## Written request
From the listing below, copy every line with the word "code".
----------------
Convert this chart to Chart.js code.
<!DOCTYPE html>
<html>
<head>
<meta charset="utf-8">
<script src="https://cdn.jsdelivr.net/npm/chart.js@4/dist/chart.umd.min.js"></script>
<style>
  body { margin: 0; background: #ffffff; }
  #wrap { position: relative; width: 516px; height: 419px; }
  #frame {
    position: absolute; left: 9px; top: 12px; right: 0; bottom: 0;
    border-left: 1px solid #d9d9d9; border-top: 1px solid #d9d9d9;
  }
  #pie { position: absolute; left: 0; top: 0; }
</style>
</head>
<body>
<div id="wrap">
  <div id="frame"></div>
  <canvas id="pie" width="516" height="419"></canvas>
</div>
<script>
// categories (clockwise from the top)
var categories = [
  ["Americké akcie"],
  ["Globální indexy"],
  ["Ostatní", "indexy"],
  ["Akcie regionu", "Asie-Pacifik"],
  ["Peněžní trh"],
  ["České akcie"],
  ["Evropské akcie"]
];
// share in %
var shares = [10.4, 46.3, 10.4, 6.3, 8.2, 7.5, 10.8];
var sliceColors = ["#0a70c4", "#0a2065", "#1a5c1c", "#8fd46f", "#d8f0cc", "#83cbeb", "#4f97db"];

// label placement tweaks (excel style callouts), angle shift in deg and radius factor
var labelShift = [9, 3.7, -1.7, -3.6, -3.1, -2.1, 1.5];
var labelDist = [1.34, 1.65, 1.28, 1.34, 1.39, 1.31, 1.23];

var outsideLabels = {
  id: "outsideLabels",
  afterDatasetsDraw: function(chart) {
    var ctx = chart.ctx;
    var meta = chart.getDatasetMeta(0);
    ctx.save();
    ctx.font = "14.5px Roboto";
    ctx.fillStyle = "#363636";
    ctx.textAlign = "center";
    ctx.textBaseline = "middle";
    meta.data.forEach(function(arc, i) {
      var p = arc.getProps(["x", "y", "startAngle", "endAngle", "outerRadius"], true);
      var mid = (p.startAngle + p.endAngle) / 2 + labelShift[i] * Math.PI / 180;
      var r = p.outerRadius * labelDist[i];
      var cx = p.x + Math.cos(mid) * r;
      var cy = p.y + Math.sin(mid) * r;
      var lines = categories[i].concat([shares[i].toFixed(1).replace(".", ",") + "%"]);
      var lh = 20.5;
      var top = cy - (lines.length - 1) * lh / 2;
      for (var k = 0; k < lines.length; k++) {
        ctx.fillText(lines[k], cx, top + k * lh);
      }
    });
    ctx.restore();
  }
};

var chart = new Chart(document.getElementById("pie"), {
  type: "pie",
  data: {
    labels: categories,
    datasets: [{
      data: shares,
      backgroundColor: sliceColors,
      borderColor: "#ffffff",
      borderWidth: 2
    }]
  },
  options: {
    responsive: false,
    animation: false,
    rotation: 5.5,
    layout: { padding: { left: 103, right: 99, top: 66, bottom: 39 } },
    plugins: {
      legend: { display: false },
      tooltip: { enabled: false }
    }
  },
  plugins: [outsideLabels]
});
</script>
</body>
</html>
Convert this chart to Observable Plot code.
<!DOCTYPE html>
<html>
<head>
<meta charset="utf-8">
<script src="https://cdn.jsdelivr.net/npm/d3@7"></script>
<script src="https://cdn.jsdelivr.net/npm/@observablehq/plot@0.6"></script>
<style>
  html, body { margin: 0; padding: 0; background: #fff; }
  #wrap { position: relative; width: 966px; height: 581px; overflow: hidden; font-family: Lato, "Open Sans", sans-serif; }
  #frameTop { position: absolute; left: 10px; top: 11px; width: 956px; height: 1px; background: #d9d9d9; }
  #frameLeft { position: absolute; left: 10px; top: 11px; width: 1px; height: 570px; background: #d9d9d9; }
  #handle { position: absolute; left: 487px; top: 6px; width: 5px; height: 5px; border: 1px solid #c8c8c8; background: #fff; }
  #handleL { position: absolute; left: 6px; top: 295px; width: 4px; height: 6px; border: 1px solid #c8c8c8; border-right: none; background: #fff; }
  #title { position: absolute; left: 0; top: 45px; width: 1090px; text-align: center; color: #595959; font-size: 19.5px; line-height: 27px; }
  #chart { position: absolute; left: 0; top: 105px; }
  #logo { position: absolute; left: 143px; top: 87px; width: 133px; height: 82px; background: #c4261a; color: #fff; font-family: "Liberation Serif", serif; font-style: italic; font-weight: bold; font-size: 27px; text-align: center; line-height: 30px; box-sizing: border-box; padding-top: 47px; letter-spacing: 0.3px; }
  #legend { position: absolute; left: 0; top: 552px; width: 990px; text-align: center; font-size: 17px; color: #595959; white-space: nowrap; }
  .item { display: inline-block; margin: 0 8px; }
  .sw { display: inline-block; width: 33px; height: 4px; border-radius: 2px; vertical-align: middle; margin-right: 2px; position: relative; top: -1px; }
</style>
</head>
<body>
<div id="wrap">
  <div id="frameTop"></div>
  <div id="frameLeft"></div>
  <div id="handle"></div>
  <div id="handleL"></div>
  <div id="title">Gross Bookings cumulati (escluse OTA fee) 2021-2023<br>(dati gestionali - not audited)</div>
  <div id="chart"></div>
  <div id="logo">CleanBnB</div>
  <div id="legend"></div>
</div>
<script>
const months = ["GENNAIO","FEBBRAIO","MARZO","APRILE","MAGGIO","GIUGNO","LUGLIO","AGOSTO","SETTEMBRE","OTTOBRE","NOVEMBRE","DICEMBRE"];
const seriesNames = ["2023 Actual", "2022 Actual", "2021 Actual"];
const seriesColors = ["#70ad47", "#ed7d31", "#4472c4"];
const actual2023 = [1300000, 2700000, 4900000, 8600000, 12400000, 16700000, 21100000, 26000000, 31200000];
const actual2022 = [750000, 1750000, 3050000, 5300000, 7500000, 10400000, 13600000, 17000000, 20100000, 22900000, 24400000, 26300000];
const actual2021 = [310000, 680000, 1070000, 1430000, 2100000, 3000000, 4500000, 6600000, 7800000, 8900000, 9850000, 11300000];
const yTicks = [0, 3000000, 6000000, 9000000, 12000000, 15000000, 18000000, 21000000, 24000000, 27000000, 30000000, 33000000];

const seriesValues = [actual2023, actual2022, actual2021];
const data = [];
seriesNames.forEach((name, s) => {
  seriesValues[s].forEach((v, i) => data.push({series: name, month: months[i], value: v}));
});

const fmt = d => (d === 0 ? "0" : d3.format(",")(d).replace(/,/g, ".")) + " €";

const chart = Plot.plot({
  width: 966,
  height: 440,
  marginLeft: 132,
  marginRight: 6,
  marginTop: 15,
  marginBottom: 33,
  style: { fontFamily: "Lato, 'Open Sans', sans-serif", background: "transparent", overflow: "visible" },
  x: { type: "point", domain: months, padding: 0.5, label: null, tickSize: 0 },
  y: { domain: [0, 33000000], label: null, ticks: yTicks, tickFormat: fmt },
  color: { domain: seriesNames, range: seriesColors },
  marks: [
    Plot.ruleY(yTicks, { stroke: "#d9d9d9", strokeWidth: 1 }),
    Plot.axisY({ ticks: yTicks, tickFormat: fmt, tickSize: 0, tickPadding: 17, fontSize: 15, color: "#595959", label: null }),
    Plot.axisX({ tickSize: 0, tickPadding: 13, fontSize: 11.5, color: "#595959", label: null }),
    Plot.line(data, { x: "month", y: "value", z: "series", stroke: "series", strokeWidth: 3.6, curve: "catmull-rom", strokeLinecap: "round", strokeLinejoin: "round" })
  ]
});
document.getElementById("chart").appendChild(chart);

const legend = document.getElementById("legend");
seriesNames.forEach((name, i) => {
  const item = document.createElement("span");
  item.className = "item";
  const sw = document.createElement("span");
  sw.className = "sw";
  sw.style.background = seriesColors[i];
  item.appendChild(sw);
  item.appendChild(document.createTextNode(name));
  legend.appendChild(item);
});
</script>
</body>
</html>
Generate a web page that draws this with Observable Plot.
----------------
## Response below
Convert this chart to Chart.js code.
Convert this chart to Observable Plot code.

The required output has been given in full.